Reproduce all of the data below without alteration; exclude every picture.

--- AVAILABLE DATA ---

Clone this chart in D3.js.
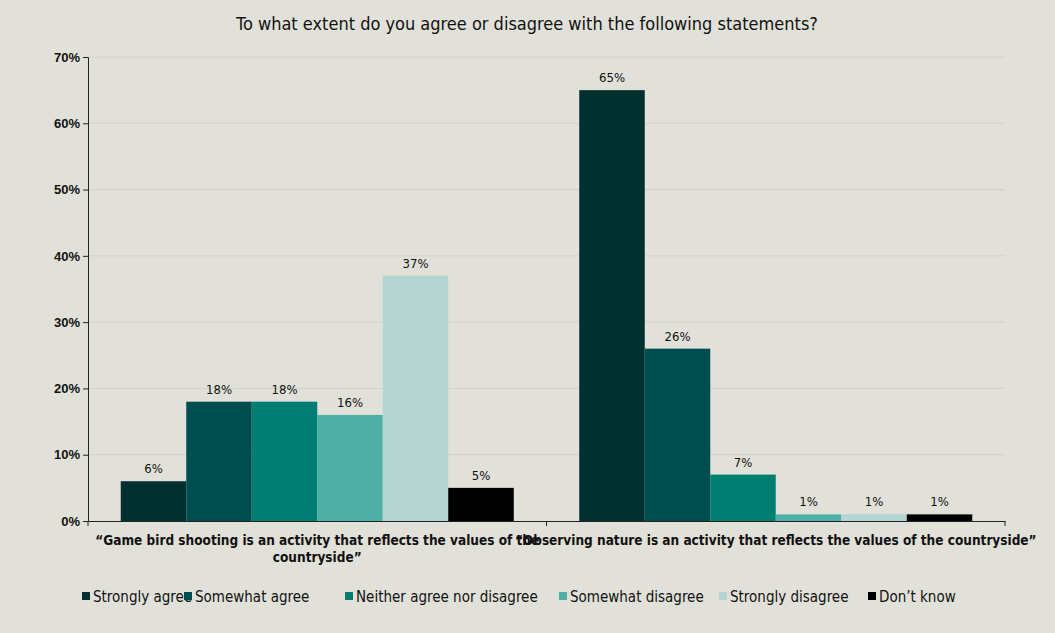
<!DOCTYPE html><html><head><meta charset="utf-8">
<script src="https://cdn.jsdelivr.net/npm/d3@7"></script>
<style>body{margin:0;background:#E1E1D9}svg{font-family:"Liberation Sans Narrow","DejaVu Sans Condensed",sans-serif}</style></head><body>
<svg id="c" width="1055" height="633"></svg>
<script>
const categories=["\u201cGame bird shooting is an activity that reflects the values of the countryside\u201d","\u201cObserving nature is an activity that reflects the values of the countryside\u201d"];
const catLines=[["\u201cGame bird shooting is an activity that reflects the values of the","countryside\u201d"],["\u201cObserving nature is an activity that reflects the values of the countryside\u201d"]];
const seriesNames=["Strongly agree","Somewhat agree","Neither agree nor disagree","Somewhat disagree","Strongly disagree","Don\u2019t know"];
const colors=["#00302F","#004D50","#007E72","#4DAFA6","#B5D5D2","#000000"];
const values=[[6,18,18,16,37,5],[65,26,7,1,1,1]];
const yTicks=[0,10,20,30,40,50,60,70];
const svg=d3.select("#c");
svg.append("rect").attr("width",1055).attr("height",633).attr("fill","#E1E1D9");
const L=88,R=1005,T=57,B=521;
const y=d3.scaleLinear().domain([0,70]).range([B,T]);
const x0=d3.scaleBand().domain(d3.range(2)).range([L,R]);
const x1=d3.scaleBand().domain(d3.range(6)).range([0,x0.bandwidth()]).paddingOuter(0.5);
svg.append("text").attr("x",527).attr("y",30).attr("text-anchor","middle").attr("font-size",18).attr("fill","#111").text("To what extent do you agree or disagree with the following statements?");
yTicks.forEach(t=>{if(t>0)svg.append("line").attr("x1",L).attr("x2",R).attr("y1",y(t)).attr("y2",y(t)).attr("stroke","#D2D2CA");});
const ya=svg.append("g").attr("transform",`translate(${L},0)`).call(d3.axisLeft(y).tickValues(yTicks).tickFormat(d=>d+"%").tickSize(5));
ya.selectAll("text").attr("font-size",13).attr("font-weight","bold").attr("fill","#111").attr("font-family","inherit");
ya.selectAll("line,path").attr("stroke","#222");
values.forEach((vals,g)=>{
 vals.forEach((v,i)=>{
  const bx=x0(g)+x1(i);
  svg.append("rect").attr("x",bx).attr("y",y(v)).attr("width",x1.bandwidth()).attr("height",y(0)-y(v)).attr("fill",colors[i]);
  svg.append("text").attr("x",bx+x1.bandwidth()/2).attr("y",y(v)-8).attr("text-anchor","middle").attr("font-size",13).attr("fill","#111").text(v+"%");
 });
});
const xa=svg.append("g").attr("transform",`translate(0,${B})`).call(d3.axisBottom(x0).tickValues([]).tickSizeOuter(0));
xa.select("path").attr("stroke","#222");
[L,x0(1),R].forEach(px=>svg.append("line").attr("x1",px).attr("x2",px).attr("y1",B).attr("y2",B+5).attr("stroke","#222"));
catLines.forEach((ls,g)=>ls.forEach((s,k)=>svg.append("text").attr("x",x0(g)+x0.bandwidth()/2).attr("y",545+k*17).attr("text-anchor","middle").attr("font-size",13.5).attr("font-weight","bold").attr("fill","#111").text(s)));
const lx=[82,184,345,559,719,868];
seriesNames.forEach((n,i)=>{
 svg.append("rect").attr("x",lx[i]).attr("y",592).attr("width",8).attr("height",8).attr("fill",colors[i]);
 svg.append("text").attr("x",lx[i]+11).attr("y",602).attr("font-size",15).attr("fill","#111").text(n);
});
</script></body></html>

---

SOLVED PROBLEM
Clone this chart in D3.js.
<!DOCTYPE html><html><head><meta charset="utf-8">
<script src="https://cdn.jsdelivr.net/npm/d3@7"></script>
<style>body{margin:0;background:#E1E1D9}svg{font-family:"Liberation Sans Narrow","DejaVu Sans Condensed",sans-serif}</style></head><body>
<svg id="c" width="1055" height="633"></svg>
<script>
const categories=["\u201cGame bird shooting is an activity that reflects the values of the countryside\u201d","\u201cObserving nature is an activity that reflects the values of the countryside\u201d"];
const catLines=[["\u201cGame bird shooting is an activity that reflects the values of the","countryside\u201d"],["\u201cObserving nature is an activity that reflects the values of the countryside\u201d"]];
const seriesNames=["Strongly agree","Somewhat agree","Neither agree nor disagree","Somewhat disagree","Strongly disagree","Don\u2019t know"];
const colors=["#00302F","#004D50","#007E72","#4DAFA6","#B5D5D2","#000000"];
const values=[[6,18,18,16,37,5],[65,26,7,1,1,1]];
const yTicks=[0,10,20,30,40,50,60,70];
const svg=d3.select("#c");
svg.append("rect").attr("width",1055).attr("height",633).attr("fill","#E1E1D9");
const L=88,R=1005,T=57,B=521;
const y=d3.scaleLinear().domain([0,70]).range([B,T]);
const x0=d3.scaleBand().domain(d3.range(2)).range([L,R]);
const x1=d3.scaleBand().domain(d3.range(6)).range([0,x0.bandwidth()]).paddingOuter(0.5);
svg.append("text").attr("x",527).attr("y",30).attr("text-anchor","middle").attr("font-size",18).attr("fill","#111").text("To what extent do you agree or disagree with the following statements?");
yTicks.forEach(t=>{if(t>0)svg.append("line").attr("x1",L).attr("x2",R).attr("y1",y(t)).attr("y2",y(t)).attr("stroke","#D2D2CA");});
const ya=svg.append("g").attr("transform",`translate(${L},0)`).call(d3.axisLeft(y).tickValues(yTicks).tickFormat(d=>d+"%").tickSize(5));
ya.selectAll("text").attr("font-size",13).attr("font-weight","bold").attr("fill","#111").attr("font-family","inherit");
ya.selectAll("line,path").attr("stroke","#222");
values.forEach((vals,g)=>{
 vals.forEach((v,i)=>{
  const bx=x0(g)+x1(i);
  svg.append("rect").attr("x",bx).attr("y",y(v)).attr("width",x1.bandwidth()).attr("height",y(0)-y(v)).attr("fill",colors[i]);
  svg.append("text").attr("x",bx+x1.bandwidth()/2).attr("y",y(v)-8).attr("text-anchor","middle").attr("font-size",13).attr("fill","#111").text(v+"%");
 });
});
const xa=svg.append("g").attr("transform",`translate(0,${B})`).call(d3.axisBottom(x0).tickValues([]).tickSizeOuter(0));
xa.select("path").attr("stroke","#222");
[L,x0(1),R].forEach(px=>svg.append("line").attr("x1",px).attr("x2",px).attr("y1",B).attr("y2",B+5).attr("stroke","#222"));
catLines.forEach((ls,g)=>ls.forEach((s,k)=>svg.append("text").attr("x",x0(g)+x0.bandwidth()/2).attr("y",545+k*17).attr("text-anchor","middle").attr("font-size",13.5).attr("font-weight","bold").attr("fill","#111").text(s)));
const lx=[82,184,345,559,719,868];
seriesNames.forEach((n,i)=>{
 svg.append("rect").attr("x",lx[i]).attr("y",592).attr("width",8).attr("height",8).attr("fill",colors[i]);
 svg.append("text").attr("x",lx[i]+11).attr("y",602).attr("font-size",15).attr("fill","#111").text(n);
});
</script></body></html>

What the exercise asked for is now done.